Requirements:
Each line that holds the word "matplotlib" should be returned.

Recorded information:
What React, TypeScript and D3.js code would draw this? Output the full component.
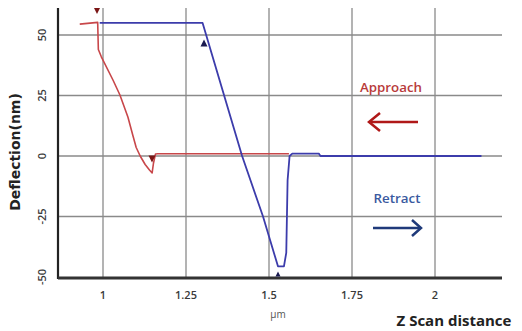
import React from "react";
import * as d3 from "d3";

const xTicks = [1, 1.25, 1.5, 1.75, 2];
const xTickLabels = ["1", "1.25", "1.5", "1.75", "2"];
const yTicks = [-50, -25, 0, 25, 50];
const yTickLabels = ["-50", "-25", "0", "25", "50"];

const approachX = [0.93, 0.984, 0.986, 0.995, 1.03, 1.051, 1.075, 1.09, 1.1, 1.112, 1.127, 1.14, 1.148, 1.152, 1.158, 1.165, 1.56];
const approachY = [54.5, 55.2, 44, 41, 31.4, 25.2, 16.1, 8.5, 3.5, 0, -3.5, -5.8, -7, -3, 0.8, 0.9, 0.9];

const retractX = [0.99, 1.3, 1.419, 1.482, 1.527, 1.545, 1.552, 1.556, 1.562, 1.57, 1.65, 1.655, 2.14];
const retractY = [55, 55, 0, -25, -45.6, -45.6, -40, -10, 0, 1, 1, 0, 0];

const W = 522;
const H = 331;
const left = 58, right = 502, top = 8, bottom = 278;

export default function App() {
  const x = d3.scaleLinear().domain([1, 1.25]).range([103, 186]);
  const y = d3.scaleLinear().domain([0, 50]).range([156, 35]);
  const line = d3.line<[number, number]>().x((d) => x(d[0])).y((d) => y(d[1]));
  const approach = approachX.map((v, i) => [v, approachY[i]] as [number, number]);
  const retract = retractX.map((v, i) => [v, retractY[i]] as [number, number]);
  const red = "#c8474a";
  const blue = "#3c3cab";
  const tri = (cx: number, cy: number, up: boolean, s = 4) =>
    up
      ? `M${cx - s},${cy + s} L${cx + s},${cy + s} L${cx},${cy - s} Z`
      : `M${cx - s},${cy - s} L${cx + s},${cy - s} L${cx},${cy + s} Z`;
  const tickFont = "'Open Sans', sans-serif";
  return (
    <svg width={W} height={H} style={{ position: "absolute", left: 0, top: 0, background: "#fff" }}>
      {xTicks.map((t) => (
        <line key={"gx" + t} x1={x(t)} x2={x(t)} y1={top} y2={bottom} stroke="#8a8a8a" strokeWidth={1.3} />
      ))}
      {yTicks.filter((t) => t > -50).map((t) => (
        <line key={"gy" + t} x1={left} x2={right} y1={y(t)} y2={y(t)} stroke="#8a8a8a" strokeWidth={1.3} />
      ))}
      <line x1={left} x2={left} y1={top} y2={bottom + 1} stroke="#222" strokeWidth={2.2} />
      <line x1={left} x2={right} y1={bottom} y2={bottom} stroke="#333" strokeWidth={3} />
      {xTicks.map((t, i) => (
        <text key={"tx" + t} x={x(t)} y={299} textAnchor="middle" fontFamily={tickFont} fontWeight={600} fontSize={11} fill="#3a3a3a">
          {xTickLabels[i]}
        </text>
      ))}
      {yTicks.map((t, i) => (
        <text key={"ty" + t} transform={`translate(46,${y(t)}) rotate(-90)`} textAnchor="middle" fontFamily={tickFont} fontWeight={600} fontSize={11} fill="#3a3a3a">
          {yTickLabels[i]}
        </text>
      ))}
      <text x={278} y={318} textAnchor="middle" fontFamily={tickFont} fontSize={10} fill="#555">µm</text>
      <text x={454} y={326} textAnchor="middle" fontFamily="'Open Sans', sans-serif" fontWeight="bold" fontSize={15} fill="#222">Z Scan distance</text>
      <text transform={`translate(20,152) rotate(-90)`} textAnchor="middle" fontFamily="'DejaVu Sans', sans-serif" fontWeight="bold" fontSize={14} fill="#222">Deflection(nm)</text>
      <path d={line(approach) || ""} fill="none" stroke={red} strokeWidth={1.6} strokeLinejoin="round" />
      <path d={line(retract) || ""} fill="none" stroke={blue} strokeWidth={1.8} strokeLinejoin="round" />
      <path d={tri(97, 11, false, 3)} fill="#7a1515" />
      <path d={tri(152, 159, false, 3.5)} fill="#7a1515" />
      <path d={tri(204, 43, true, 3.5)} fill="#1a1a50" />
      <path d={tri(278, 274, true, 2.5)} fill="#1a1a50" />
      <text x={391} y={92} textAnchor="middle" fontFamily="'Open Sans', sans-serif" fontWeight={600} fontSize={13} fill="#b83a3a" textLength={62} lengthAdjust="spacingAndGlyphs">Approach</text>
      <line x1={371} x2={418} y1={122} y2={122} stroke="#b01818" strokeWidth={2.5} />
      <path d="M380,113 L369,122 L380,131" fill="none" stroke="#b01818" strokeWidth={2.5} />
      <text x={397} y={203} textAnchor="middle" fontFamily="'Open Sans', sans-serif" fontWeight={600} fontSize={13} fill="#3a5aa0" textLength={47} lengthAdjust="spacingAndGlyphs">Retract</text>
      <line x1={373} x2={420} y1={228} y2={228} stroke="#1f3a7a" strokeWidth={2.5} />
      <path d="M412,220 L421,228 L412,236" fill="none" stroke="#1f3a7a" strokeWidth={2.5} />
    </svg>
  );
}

==

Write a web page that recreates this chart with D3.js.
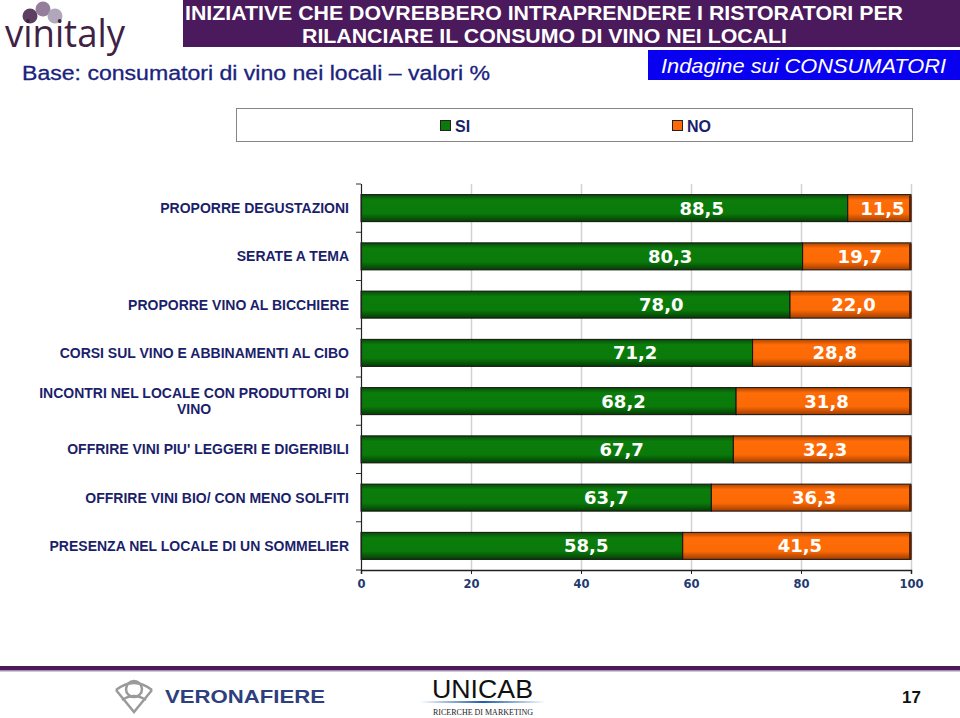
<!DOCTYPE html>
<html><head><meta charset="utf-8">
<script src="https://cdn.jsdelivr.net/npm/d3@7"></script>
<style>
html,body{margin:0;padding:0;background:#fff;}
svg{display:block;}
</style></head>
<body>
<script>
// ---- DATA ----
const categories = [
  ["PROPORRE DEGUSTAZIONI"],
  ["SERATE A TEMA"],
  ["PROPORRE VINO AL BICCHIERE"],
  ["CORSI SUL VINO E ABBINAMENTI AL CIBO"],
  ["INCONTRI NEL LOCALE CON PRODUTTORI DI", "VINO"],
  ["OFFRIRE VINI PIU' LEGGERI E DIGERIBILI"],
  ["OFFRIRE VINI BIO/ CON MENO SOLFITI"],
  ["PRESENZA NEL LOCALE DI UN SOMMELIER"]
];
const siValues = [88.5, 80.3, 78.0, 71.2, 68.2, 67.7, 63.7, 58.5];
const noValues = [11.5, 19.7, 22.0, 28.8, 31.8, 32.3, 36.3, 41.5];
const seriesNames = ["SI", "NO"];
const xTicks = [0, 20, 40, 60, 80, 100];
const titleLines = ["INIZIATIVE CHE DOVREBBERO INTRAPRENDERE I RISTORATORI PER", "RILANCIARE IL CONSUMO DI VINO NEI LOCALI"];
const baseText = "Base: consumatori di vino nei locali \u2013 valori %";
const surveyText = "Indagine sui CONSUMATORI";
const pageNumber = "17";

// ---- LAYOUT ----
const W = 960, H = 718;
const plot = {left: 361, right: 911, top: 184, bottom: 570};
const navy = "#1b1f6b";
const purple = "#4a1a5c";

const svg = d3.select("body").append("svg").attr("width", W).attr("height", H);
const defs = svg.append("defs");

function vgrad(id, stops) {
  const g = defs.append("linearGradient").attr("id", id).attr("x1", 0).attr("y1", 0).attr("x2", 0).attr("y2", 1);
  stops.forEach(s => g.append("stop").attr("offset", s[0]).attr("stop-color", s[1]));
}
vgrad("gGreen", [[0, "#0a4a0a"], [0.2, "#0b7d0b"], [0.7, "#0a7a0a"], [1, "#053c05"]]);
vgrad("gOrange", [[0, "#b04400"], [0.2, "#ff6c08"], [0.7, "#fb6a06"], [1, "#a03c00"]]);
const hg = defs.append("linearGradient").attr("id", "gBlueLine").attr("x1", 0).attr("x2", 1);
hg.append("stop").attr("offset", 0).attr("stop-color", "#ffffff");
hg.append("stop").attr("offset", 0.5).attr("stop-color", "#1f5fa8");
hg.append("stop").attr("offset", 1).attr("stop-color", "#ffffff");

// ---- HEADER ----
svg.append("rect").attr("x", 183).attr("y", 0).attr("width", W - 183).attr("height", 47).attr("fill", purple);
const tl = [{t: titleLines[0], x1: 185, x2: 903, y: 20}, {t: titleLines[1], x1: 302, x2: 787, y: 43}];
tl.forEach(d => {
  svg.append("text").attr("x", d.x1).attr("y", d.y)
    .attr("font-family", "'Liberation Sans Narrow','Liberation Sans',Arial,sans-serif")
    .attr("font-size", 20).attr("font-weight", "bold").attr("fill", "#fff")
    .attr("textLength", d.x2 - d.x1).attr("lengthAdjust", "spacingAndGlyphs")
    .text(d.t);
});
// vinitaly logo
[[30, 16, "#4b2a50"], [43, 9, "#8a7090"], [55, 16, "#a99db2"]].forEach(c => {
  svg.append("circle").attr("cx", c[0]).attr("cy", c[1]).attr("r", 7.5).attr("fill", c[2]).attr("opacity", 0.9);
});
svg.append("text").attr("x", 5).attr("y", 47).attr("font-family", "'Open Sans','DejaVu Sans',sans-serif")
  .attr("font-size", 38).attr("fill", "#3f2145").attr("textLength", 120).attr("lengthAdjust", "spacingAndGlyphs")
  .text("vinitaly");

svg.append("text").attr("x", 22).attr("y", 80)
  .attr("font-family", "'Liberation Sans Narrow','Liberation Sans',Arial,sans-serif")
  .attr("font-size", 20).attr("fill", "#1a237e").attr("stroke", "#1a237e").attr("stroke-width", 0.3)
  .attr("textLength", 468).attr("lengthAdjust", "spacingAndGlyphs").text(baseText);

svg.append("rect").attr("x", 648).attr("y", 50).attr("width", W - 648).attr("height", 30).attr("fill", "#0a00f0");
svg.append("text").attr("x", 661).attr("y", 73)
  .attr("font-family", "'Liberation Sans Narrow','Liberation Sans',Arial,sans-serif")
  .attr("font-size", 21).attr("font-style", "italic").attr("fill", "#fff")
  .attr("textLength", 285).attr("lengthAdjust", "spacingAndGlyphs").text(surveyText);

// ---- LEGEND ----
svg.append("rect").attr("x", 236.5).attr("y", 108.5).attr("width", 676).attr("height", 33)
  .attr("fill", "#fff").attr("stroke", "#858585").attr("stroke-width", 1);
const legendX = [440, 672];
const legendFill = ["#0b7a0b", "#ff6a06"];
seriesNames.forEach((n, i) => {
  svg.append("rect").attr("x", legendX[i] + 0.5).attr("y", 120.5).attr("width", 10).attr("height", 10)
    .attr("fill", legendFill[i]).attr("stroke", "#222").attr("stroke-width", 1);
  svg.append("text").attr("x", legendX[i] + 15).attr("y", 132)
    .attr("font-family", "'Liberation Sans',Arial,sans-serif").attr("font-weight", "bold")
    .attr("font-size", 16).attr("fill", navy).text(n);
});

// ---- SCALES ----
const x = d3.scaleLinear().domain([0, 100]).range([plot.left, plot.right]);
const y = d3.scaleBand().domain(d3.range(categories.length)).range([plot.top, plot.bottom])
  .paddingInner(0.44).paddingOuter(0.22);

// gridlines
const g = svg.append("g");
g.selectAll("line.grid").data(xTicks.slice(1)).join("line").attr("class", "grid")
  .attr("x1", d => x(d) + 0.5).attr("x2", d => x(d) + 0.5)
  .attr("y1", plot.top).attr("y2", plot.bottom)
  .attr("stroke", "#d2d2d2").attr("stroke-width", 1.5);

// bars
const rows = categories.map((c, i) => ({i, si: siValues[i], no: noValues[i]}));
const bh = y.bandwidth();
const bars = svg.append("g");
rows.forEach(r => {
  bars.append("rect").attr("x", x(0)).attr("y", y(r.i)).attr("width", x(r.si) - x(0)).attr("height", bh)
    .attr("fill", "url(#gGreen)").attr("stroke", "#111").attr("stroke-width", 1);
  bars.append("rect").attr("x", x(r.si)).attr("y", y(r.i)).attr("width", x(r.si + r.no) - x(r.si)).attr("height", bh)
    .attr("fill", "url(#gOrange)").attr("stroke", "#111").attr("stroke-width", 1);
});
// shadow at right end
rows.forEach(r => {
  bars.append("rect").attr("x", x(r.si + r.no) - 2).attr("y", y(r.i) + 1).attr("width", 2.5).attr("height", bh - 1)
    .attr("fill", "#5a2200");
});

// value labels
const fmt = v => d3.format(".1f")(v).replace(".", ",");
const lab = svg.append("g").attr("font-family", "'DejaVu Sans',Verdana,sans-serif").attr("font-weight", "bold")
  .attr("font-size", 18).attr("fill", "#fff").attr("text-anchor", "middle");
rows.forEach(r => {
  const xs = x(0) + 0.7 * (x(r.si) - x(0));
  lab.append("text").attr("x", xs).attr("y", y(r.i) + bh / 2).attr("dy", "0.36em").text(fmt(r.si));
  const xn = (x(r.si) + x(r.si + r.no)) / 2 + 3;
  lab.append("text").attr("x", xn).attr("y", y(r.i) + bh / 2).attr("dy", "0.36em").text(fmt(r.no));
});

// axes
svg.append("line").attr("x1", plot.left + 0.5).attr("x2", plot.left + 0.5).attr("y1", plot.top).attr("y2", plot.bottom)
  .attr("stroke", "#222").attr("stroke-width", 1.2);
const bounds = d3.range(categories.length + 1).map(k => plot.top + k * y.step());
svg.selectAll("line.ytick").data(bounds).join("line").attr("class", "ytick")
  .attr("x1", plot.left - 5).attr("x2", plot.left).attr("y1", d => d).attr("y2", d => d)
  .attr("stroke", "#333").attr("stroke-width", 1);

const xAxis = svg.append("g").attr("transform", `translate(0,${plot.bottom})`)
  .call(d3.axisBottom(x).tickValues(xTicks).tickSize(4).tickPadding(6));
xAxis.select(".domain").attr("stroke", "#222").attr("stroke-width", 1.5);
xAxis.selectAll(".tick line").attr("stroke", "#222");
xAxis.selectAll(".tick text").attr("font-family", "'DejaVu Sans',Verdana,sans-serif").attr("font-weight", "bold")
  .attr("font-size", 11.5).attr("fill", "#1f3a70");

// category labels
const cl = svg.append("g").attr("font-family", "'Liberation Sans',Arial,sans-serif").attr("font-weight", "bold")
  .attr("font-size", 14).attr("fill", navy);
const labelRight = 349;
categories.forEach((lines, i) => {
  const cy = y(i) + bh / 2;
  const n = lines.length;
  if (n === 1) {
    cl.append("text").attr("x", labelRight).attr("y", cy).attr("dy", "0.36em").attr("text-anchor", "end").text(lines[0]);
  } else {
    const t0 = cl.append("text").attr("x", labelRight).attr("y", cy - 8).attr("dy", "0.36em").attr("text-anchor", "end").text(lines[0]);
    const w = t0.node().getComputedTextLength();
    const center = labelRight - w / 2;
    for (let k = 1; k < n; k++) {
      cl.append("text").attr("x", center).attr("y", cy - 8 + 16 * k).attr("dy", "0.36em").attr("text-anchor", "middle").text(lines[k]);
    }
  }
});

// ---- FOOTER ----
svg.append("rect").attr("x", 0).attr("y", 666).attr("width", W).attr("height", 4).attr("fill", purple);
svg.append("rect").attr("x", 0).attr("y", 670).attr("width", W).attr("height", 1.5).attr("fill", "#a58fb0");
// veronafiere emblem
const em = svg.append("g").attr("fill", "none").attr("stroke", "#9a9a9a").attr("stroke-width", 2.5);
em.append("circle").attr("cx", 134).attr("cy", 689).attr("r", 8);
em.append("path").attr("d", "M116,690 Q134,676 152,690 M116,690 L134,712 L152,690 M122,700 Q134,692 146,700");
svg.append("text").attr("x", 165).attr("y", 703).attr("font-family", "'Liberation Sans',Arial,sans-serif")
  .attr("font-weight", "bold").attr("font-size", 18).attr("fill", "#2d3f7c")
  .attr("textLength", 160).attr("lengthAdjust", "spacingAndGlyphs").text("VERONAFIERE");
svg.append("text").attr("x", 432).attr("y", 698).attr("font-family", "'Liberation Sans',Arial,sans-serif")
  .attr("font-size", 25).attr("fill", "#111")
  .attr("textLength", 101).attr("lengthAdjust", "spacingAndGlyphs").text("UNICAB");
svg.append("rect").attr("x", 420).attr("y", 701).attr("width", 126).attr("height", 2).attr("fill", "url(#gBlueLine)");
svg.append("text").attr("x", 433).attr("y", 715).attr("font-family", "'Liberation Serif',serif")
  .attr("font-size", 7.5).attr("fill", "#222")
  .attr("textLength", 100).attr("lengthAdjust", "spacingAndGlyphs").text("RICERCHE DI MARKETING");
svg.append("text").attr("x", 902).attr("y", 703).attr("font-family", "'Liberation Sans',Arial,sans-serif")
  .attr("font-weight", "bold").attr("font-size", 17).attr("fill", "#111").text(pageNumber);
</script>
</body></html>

==

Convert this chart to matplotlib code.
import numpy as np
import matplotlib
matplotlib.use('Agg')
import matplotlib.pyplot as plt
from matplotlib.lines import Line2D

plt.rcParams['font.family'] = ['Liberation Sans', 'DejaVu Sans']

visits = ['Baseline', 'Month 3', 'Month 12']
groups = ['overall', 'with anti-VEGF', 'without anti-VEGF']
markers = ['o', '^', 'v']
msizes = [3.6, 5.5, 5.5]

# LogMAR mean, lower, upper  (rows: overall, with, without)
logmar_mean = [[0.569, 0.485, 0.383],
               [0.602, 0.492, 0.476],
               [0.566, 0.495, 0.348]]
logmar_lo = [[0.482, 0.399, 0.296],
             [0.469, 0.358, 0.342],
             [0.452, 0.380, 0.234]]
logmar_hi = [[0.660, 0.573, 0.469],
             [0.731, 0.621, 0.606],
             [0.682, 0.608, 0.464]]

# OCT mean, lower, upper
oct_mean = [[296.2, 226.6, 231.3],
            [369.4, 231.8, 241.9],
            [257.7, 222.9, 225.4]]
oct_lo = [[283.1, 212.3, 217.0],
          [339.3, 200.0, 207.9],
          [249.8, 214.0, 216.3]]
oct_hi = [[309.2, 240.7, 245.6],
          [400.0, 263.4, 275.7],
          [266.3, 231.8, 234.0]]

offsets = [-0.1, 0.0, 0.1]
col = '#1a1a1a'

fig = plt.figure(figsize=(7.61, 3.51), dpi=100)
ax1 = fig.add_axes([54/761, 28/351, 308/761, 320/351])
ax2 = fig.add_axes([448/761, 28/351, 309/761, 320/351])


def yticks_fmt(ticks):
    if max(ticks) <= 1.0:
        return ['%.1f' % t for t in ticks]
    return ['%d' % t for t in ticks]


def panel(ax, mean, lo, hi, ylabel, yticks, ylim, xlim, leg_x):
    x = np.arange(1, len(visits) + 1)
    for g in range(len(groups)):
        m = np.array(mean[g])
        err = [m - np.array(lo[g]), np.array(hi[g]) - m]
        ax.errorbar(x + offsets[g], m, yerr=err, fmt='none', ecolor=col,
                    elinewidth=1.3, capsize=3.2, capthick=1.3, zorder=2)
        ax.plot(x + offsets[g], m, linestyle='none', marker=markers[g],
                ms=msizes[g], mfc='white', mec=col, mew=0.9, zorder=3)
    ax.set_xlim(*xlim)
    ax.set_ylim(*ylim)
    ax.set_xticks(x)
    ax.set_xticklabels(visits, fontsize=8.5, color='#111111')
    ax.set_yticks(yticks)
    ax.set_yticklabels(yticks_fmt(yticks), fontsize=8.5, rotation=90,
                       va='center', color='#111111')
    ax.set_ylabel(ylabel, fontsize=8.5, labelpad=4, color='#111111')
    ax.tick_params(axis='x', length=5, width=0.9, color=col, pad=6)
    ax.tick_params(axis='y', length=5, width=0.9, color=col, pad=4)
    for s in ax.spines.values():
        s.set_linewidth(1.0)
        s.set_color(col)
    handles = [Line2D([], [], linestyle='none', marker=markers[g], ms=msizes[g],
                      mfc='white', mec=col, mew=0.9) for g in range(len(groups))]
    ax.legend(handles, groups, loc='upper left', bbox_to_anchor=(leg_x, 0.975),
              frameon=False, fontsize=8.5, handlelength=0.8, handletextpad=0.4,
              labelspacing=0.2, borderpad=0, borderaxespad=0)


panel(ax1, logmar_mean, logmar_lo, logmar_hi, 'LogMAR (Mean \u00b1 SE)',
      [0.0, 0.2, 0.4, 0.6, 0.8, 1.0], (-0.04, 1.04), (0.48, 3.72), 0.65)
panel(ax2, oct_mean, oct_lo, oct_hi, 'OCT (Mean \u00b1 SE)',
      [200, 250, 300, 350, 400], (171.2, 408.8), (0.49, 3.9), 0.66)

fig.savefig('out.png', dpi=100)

Exercise response:
Convert this chart to matplotlib code.
import matplotlib
matplotlib.use('Agg')
import matplotlib.pyplot as plt
from matplotlib.lines import Line2D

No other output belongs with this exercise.